Figure éminente de l'édition littéraire française, Irène LINDON s'est éteinte à l'âge de 76 ans. Elle laisse le souvenir d'une éditrice d'exception, entièrement dévouée à la littérature et aux auteurs qu'elle accompagnait à travers les Éditions de Minuit.
Née en 1949, Irène LINDON avait grandi au sein des Éditions de Minuit, maison fondée sous l'Occupation en 1941 par Bruller et Lescure. La maison s'était d'abord distinguée par son courage et son audace, publiant clandestinement de grands auteurs de la Résistance : Éluard, Mauriac, Aragon, Gide.

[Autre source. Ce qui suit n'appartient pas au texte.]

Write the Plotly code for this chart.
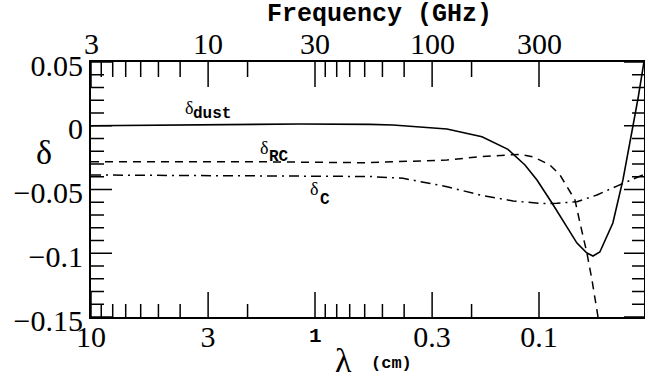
import math
import plotly.graph_objects as go

# ---- data ----
lam_dust = [10, 3.26, 1.167, 0.568, 0.449, 0.2576, 0.1797, 0.1376, 0.1155, 0.1021, 0.0875,
            0.0677, 0.0611, 0.0574, 0.0535, 0.0468, 0.0422, 0.0380, 0.0361, 0.0340]
delta_dust = [0.0, 0.0005, 0.0014, 0.0011, 0.0006, -0.0025, -0.0086, -0.0185, -0.0308, -0.0425, -0.0606,
              -0.092, -0.0998, -0.1022, -0.099, -0.0763, -0.0425, 0.0006, 0.0218, 0.05]

lam_rc = [10, 1.95, 0.611, 0.2576, 0.1835, 0.1348, 0.1216, 0.1064, 0.0893, 0.0806, 0.0727,
          0.0691, 0.0656, 0.0611, 0.058, 0.0545]
delta_rc = [-0.0282, -0.0282, -0.029, -0.0269, -0.0243, -0.0229, -0.0224, -0.0243, -0.0308, -0.0386, -0.0517,
            -0.0582, -0.0763, -0.0998, -0.121, -0.15]

lam_c = [10, 1.95, 0.568, 0.405, 0.2576, 0.1835, 0.1306, 0.096, 0.0831, 0.0677, 0.0551, 0.0449, 0.0344]
delta_c = [-0.0386, -0.0394, -0.0398, -0.0412, -0.0478, -0.0543, -0.059, -0.061, -0.0608, -0.0596,
           -0.0543, -0.0473, -0.0386]

lam_ticks = [10, 3, 1, 0.3, 0.1]
lam_ticktext = ["10", "3", "1", "0.3", "0.1"]
lam_minor = [9, 8, 7, 6, 5, 4, 2, 0.9, 0.8, 0.7, 0.6, 0.5, 0.4, 0.2]
freq_ticktext = ["3", "10", "30", "100", "300"]   # frequency (GHz) = 30 / lambda (cm)
delta_ticks = [0.05, 0, -0.05, -0.1, -0.15]
delta_ticktext = ["0.05", "0", "\u22120.05", "\u22120.1", "\u22120.15"]
delta_minor = [0.04, 0.03, 0.02, 0.01, -0.01, -0.02, -0.03, -0.04, -0.06, -0.07, -0.08, -0.09,
               -0.11, -0.12, -0.13, -0.14]

SERIF = "Liberation Serif"
MONO = "Liberation Mono"

W, H = 645, 379
ML, MR, MT, MB = 91, 1, 62, 62
PW, PH = W - ML - MR, H - MT - MB
PX_PER_DECADE = 224

xrange = [1, 1 - PW / PX_PER_DECADE]      # log10(lambda), reversed: 10 cm at left
yrange = [-0.15, 0.05]
lam_left, lam_right = 10 ** xrange[0], 10 ** xrange[1]
dy_per_px = (yrange[1] - yrange[0]) / PH

# the "1" label is set in bold typewriter type in the reference; drawn as its own text below
lam_ticktext_plain = [t if t != "1" else "" for t in lam_ticktext]

fig = go.Figure()
fig.add_trace(go.Scatter(x=lam_dust, y=delta_dust, mode="lines",
                         line=dict(color="black", width=1.6), showlegend=False, hoverinfo="skip"))
fig.add_trace(go.Scatter(x=lam_rc, y=delta_rc, mode="lines",
                         line=dict(color="black", width=1.5, dash="8px,6px"), showlegend=False, hoverinfo="skip"))
fig.add_trace(go.Scatter(x=lam_c, y=delta_c, mode="lines",
                         line=dict(color="black", width=1.5, dash="10px,5px,2px,5px"), showlegend=False,
                         hoverinfo="skip"))

# inward tick marks on all four sides, built from the tick value lists (one trace per tick)
def tick(xs, ys):
    fig.add_trace(go.Scatter(x=xs, y=ys, mode="lines", line=dict(color="black", width=1.5, simplify=False),
                             showlegend=False, hoverinfo="skip", cliponaxis=False))

for vals, blen, tlen in ((lam_ticks, 25, 25), (lam_minor, 13, 15)):
    for lam in vals:
        tick([lam, lam], [yrange[0], yrange[0] + blen * dy_per_px])
        tick([lam, lam], [yrange[1], yrange[1] - tlen * dy_per_px])
for vals, llen, rlen in ((delta_ticks, 21, 20), (delta_minor, 13, 12)):
    for d in vals:
        tick([lam_left, lam_left * 10 ** (-llen / PX_PER_DECADE)], [d, d])
        tick([lam_right, lam_right * 10 ** (rlen / PX_PER_DECADE)], [d, d])

fig.update_layout(
    template="none",
    width=W, height=H,
    margin=dict(l=ML, r=MR, t=MT, b=MB),
    paper_bgcolor="white", plot_bgcolor="white",
    xaxis=dict(type="log", range=xrange, tickmode="array", tickvals=lam_ticks, ticktext=lam_ticktext_plain,
               ticks="", showline=True, linecolor="black", linewidth=2, mirror=True,
               showgrid=False, zeroline=False, ticklabelstandoff=-8,
               tickfont=dict(family=SERIF, size=30, color="black")),
    yaxis=dict(range=yrange, tickmode="array", tickvals=delta_ticks, ticktext=delta_ticktext,
               ticks="", showline=True, linecolor="black", linewidth=2, mirror=True,
               showgrid=False, zeroline=False, ticklabelshift=3,
               tickfont=dict(family=SERIF, size=30, color="black")),
)

# top (frequency) tick labels, at the same positions as the wavelength ticks
for lam, ftxt in zip(lam_ticks, freq_ticktext):
    fig.add_annotation(x=math.log10(lam), y=1, xref="x", yref="paper", yshift=19, text=ftxt,
                       showarrow=False, xanchor="center", yanchor="middle",
                       font=dict(family=SERIF, size=30, color="black"))

# curve labels
labels = [
    ("\u03b4", 3.885, 0.0139, "dust", 3.58, 0.0096),
    ("\u03b4", 1.797, -0.0171, "RC", 1.638, -0.0245),
    ("\u03b4", 1.075, -0.0496, "C", 0.9696, -0.0582),
]
for g, gx, gy, sub, sx, sy in labels:
    fig.add_annotation(x=math.log10(gx), y=gy, xref="x", yref="y", text=g, showarrow=False,
                       xanchor="left", yanchor="middle", font=dict(family=SERIF, size=18, color="black"))
    fig.add_annotation(x=math.log10(sx), y=sy, xref="x", yref="y", text="<b>" + sub + "</b>", showarrow=False,
                       xanchor="left", yanchor="middle", font=dict(family=MONO, size=16, color="black"))

# bold "1" wavelength tick label
fig.add_annotation(x=math.log10(1), y=0, xref="x", yref="paper", yshift=-19, text="<b>1</b>", showarrow=False,
                   xanchor="center", yanchor="middle", font=dict(family=MONO, size=21, color="black"))

# axis titles
fig.add_annotation(x=-0.085, y=0.647, xref="paper", yref="paper", text="\u03b4", showarrow=False,
                   xanchor="center", yanchor="middle", font=dict(family=SERIF, size=34, color="black"))
fig.add_annotation(x=0.4557, y=-0.17, xref="paper", yref="paper", text="\u03bb", showarrow=False,
                   xanchor="center", yanchor="middle", font=dict(family=SERIF, size=34, color="black"))
fig.add_annotation(x=0.544, y=-0.184, xref="paper", yref="paper", text="<b>(cm)</b>", showarrow=False,
                   xanchor="center", yanchor="middle", font=dict(family=MONO, size=17, color="black"))
fig.add_annotation(x=0.5226, y=1.188, xref="paper", yref="paper", text="<b>Frequency (GHz)</b>",
                   xanchor="center", yanchor="middle",
                   showarrow=False, font=dict(family=MONO, size=25, color="black"))

fig.write_html("out.html")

Après-guerre, les Éditions de Minuit ont été le terreau du Nouveau Roman avec Sarraute, Duras, ainsi que Beckett et Simon, futurs Prix Nobel.
En 2001, à la disparition de son père Jérôme Lindon, Irène LINDON avait naturellement pris sa succession, accompagnée d'Henri Causse qui partageait les combats de Jérôme Lindon et notamment son engagement acharné pour soutenir et protéger la librairie indépendante. À la tête d’une petite équipe installée au cœur du 6ème arrondissement de Paris, elle avait soutenu les auteurs historiques tout en faisant émerger de nouveaux talents. Elle avait fait sienne la philosophie de Minuit : placer le texte au centre de tout, faire de l'édition un acte d'effacement au profit de l'œuvre.
Tout au long de sa carrière, elle avait veillé sur le catalogue de la maison avec ce don rare de reconnaître les grands auteurs de demain et la volonté sans faille de porter leurs écrits jusqu’au public, comme en témoignent les parcours de Tanguy Viel et de Laurent Mauvignier, dont le récent Prix Goncourt a honoré pour la quatrième fois la maison. Irène LINDON avait également enrichi l’offre éditoriale en fondant la collection « Paradoxe » pour les sciences humaines, prolongeant ainsi l’héritage intellectuel de Minuit.
Par sa discrétion, son exigence constante et son dévouement, Irène LINDON a su perpétuer l'esprit des fondateurs de Minuit et enrichi immensément le paysage littéraire français. Elle reste une incarnation de cette génération d'éditeurs pour qui la littérature est une vocation.
J'adresse mes plus sincères condoléances à sa famille, à ses proches ainsi qu'à l'ensemble de ses collaborateurs et des auteurs qu'elle a accompagnés.